Still, the jury was brought in and Doss, with two sheriff deputies sitting beside him, took the unusual step of asking himself a couple dozen questions he had written down and answering them as well, with frequent objections by Smith. Doss began by asking himself about his relationship with the 20-year-old former prostitute who testified against him. He claimed she lied about her true age of 14 or 15 when they first met.

He appeared to question her credibility by asking himself about another woman's allegations that he killed a pregnant woman, testifying that he was incarcerated when that shooting happened and could not have done it.

Before Smith could begin her cross examination, Doss tried to invoke his Fifh Amendment rights, but the judge explained that he had given up his right once he took the stand and questioned himself.

Smith asked: "Mr. Doss, what's your definition of a lie?" Undeterred, Doss invoked the Fifth Amendment. She asked a few more questions with the same result before asking the jury to be removed.

With the jury out of the courtroom, the judge told Doss if he continued to not answer questions his earlier testimony would be stricken from the record.

"I have nothing to say to her," he told the judge.

Doss continued to invoke his Fifth Amendment rights until Smith asked him about the 2009 fatal Richmond shooting, saying he made incriminating statements to Death Row inmate Nathan Burris while in custody.,

"It wasn't me. It wasn't me," Doss said, before quickly invoking the Fifth again.

Smith requested the jury be brought back in, arguing he was not taking the Fifth on all questions.
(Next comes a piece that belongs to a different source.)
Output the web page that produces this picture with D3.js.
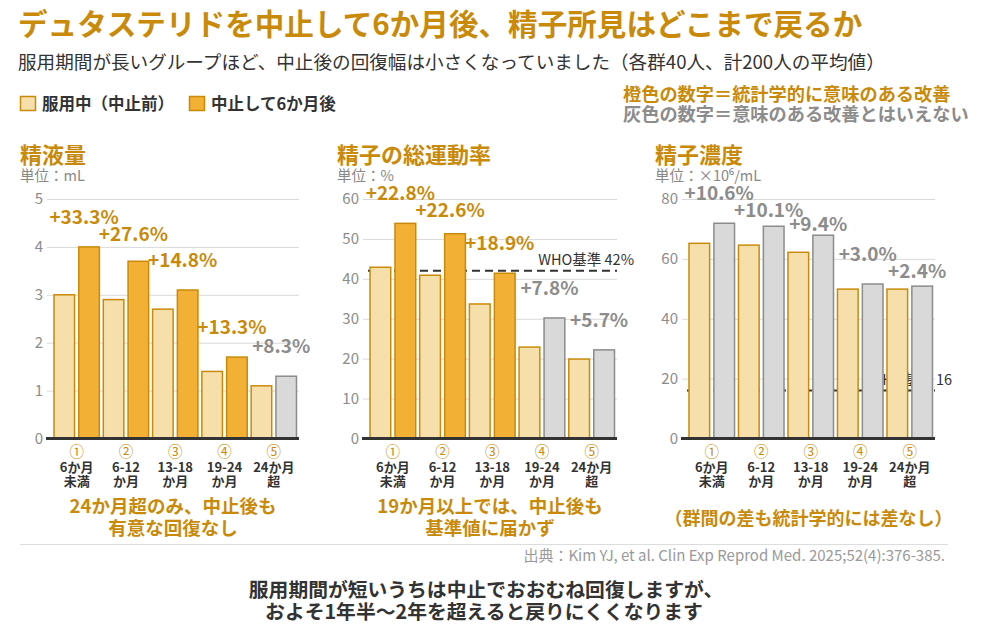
<!DOCTYPE html>
<html><head><meta charset="utf-8">
<script src="https://cdn.jsdelivr.net/npm/d3@7"></script>
<style>
html,body{margin:0;padding:0;background:#fff;}
svg{display:block;font-family:"Noto Sans CJK JP","Noto Sans",sans-serif;}
</style></head>
<body><svg id="c" width="984" height="632"></svg>
<script>
// ---- data ----
const groupMarks = ["①","②","③","④","⑤"];
const groupLine1 = ["6か月","6-12","13-18","19-24","24か月"];
const groupLine2 = ["未満","か月","か月","か月","超"];

const volumeBefore = [3.0, 2.9, 2.7, 1.4, 1.1];
const volumeAfter  = [4.0, 3.7, 3.1, 1.7, 1.3];
const volumePct    = [33.3, 27.6, 14.8, 13.3, 8.3];
const volumeSig    = [true, true, true, true, false];
const volumeTicks  = [0, 1, 2, 3, 4, 5];

const motilityBefore = [42.9, 40.9, 33.7, 22.9, 19.9];
const motilityAfter  = [53.9, 51.3, 41.4, 30.2, 22.2];
const motilityPct    = [22.8, 22.6, 18.9, 7.8, 5.7];
const motilitySig    = [true, true, true, false, false];
const motilityTicks  = [0, 10, 20, 30, 40, 50, 60];
const motilityWHO    = 42;

const concBefore = [65.2, 64.6, 62.2, 49.9, 49.9];
const concAfter  = [71.9, 70.9, 67.9, 51.6, 50.9];
const concPct    = [10.6, 10.1, 9.4, 3.0, 2.4];
const concSig    = [false, false, false, false, false];
const concTicks  = [0, 20, 40, 60, 80];
const concWHO    = 16;

const panelTitles = ["精液量", "精子の総運動率", "精子濃度"];
const panelUnits  = ["単位：mL", "単位：%", "単位：×10⁶/mL"];
const whoLabels   = [null, "WHO基準 42%", "WHO基準 16"];
const panelNotes  = [["24か月超のみ、中止後も","有意な回復なし"],["19か月以上では、中止後も","基準値に届かず"],["（群間の差も統計学的には差なし）"]];

// ---- styles ----
const GOLD = "#C98A0A", LIGHT = "#F7DFAB", ORANGE = "#F2B035", GREYF = "#D9D9D9", GREYS = "#8C8C8C", DARK = "#333";

const svg = d3.select("#c");
svg.append("rect").attr("width",984).attr("height",632).attr("fill","#fff");

// header
svg.append("text").attr("x",18).attr("y",35).attr("font-size",29.6).attr("font-weight",700).attr("fill",GOLD)
  .text("デュタステリドを中止して6か月後、精子所見はどこまで戻るか");
svg.append("text").attr("x",18).attr("y",69).attr("font-size",18.6).attr("fill",DARK)
  .text("服用期間が長いグループほど、中止後の回復幅は小さくなっていました（各群40人、計200人の平均値）");

// legend
const legend = [{label:"服用中（中止前）", fill:LIGHT, x:20},{label:"中止して6か月後", fill:ORANGE, x:189}];
legend.forEach(l=>{
  svg.append("rect").attr("x",l.x+0.5).attr("y",96.5).attr("width",15).attr("height",14).attr("fill",l.fill).attr("stroke",GOLD).attr("stroke-width",1.5);
  svg.append("text").attr("x",l.x+22).attr("y",109.5).attr("font-size",16.5).attr("font-weight",700).attr("fill",DARK).text(l.label);
});
svg.append("text").attr("x",623).attr("y",101).attr("font-size",18.2).attr("font-weight",700).attr("fill",GOLD).text("橙色の数字＝統計学的に意味のある改善");
svg.append("text").attr("x",623).attr("y",121).attr("font-size",18.2).attr("font-weight",700).attr("fill",GREYS).text("灰色の数字＝意味のある改善とはいえない");

// panels
const panels = [
  {x0:47, x1:299, tx:20, before:volumeBefore, after:volumeAfter, pct:volumePct, sig:volumeSig, ticks:volumeTicks, who:null},
  {x0:363, x1:617, tx:337, before:motilityBefore, after:motilityAfter, pct:motilityPct, sig:motilitySig, ticks:motilityTicks, who:motilityWHO},
  {x0:682, x1:935, tx:655, before:concBefore, after:concAfter, pct:concPct, sig:concSig, ticks:concTicks, who:concWHO}
];
const yTop = 199, yBot = 438.5;

panels.forEach((p,pi)=>{
  const g = svg.append("g");
  g.append("text").attr("x",p.tx).attr("y",163).attr("font-size",22).attr("font-weight",700).attr("fill",GOLD).text(panelTitles[pi]);
  g.append("text").attr("x",p.tx).attr("y",181).attr("font-size",14.5).attr("fill","#888").text(panelUnits[pi]);

  const y = d3.scaleLinear().domain([0, d3.max(p.ticks)]).range([yBot, yTop]);
  const x = d3.scaleBand().domain(d3.range(groupMarks.length)).range([p.x0+7, p.x1-2.5]).paddingInner(0.08).paddingOuter(0);
  const xi = d3.scaleBand().domain([0,1]).range([0, x.bandwidth()]).paddingInner(0.17);

  // y axis via d3 axis, styled
  const ax = g.append("g").attr("transform",`translate(${p.x0},0)`)
    .call(d3.axisLeft(y).tickValues(p.ticks).tickSize(-(p.x1-p.x0)).tickPadding(4).tickFormat(d3.format("d")));
  ax.select(".domain").remove();
  ax.selectAll(".tick line").attr("stroke","#d9d9d9").attr("stroke-width",1);
  ax.selectAll(".tick text").attr("font-size",15).attr("fill","#8c8c8c").attr("font-family","'Noto Sans CJK JP','Noto Sans',sans-serif");

  // WHO reference (behind bars)
  if (p.who !== null) {
    const wy = y(p.who);
    g.append("line").attr("x1",p.x0+5).attr("x2",p.x1).attr("y1",wy).attr("y2",wy)
      .attr("stroke",DARK).attr("stroke-width",2).attr("stroke-dasharray","8,5");
    g.append("text").attr("x",p.x1+17).attr("y",wy-6).attr("text-anchor","end").attr("font-size",14.5).attr("fill",DARK).text(whoLabels[pi]);
  }

  // bars
  const data = p.before.map((b,i)=>({i, b, a:p.after[i], pct:p.pct[i], sig:p.sig[i]}));
  const grp = g.selectAll("g.grp").data(data).enter().append("g").attr("transform",d=>`translate(${x(d.i)},0)`);
  grp.append("rect").attr("x",xi(0)).attr("width",xi.bandwidth()).attr("y",d=>y(d.b)).attr("height",d=>yBot-y(d.b))
    .attr("fill",LIGHT).attr("stroke",GOLD).attr("stroke-width",1.5);
  grp.append("rect").attr("x",xi(1)).attr("width",xi.bandwidth()).attr("y",d=>y(d.a)).attr("height",d=>yBot-y(d.a))
    .attr("fill",d=>d.sig?ORANGE:GREYF).attr("stroke",d=>d.sig?GOLD:GREYS).attr("stroke-width",1.5);

  // baseline
  g.append("line").attr("x1",p.x0-1).attr("x2",p.x1).attr("y1",yBot).attr("y2",yBot).attr("stroke",DARK).attr("stroke-width",3);

  // pct labels, stair-stepped to avoid overlap
  let prev = -Infinity;
  data.forEach(d=>{
    const top = y(d.a);
    let by = top - 23;
    if (by < prev + 17) by = Math.min(prev + 17, top - 4);
    prev = by;
    g.append("text").attr("x",x(d.i)+xi(1)+xi.bandwidth()/2-5).attr("y",by).attr("text-anchor","middle")
      .attr("font-size",19).attr("font-weight",700).attr("fill",d.sig?GOLD:GREYS).text("+"+d.pct.toFixed(1)+"%");
  });

  // x labels: one text element per group, three stacked lines
  data.forEach(d=>{
    const cx = x(d.i)+x.bandwidth()/2;
    const t = g.append("text").attr("text-anchor","middle").attr("font-weight",700).attr("fill",DARK).attr("font-size",13);
    t.append("tspan").attr("x",cx).attr("y",457).attr("font-size",14.5).attr("font-weight",400).attr("fill",GOLD).text(groupMarks[d.i]);
    t.append("tspan").attr("x",cx).attr("y",472).text(groupLine1[d.i]);
    t.append("tspan").attr("x",cx).attr("y",486).text(groupLine2[d.i]);
  });

  // notes
  const notes = panelNotes[pi];
  const cxp = (p.x0+p.x1)/2;
  const baseY = notes.length===1 ? 525 : 513;
  notes.forEach((t,k)=>{
    g.append("text").attr("x",cxp).attr("y",baseY+k*22).attr("text-anchor","middle").attr("font-size",notes.length===1?18:18.5).attr("font-weight",700).attr("fill",GOLD).text(t);
  });
});

// footer
svg.append("line").attr("x1",20).attr("x2",948).attr("y1",544.5).attr("y2",544.5).attr("stroke","#ddd").attr("stroke-width",1);
svg.append("text").attr("x",945).attr("y",561).attr("text-anchor","end").attr("font-size",15).attr("fill","#999")
  .text("出典：Kim YJ, et al. Clin Exp Reprod Med. 2025;52(4):376-385.");
svg.append("text").attr("x",486).attr("y",597).attr("text-anchor","middle").attr("font-size",19.8).attr("font-weight",700).attr("fill",DARK)
  .text("服用期間が短いうちは中止でおおむね回復しますが、");
svg.append("text").attr("x",484).attr("y",619).attr("text-anchor","middle").attr("font-size",19.8).attr("font-weight",700).attr("fill",DARK)
  .text("およそ1年半～2年を超えると戻りにくくなります");
</script></body></html>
The judge agreed. However, Doss insisted he would not cooperate.

"I'm not fittin' to talk," Doss told the judge, adding if forced on the stand his "calm, clear, cool and respectful" manner would change. Doss' attorney argued any cross examination would serve no purpose other than serve as a "spectacle."

The day ended with the jury sent home and the attorneys will argue how to proceed with the complicated legal argument Tuesday morning.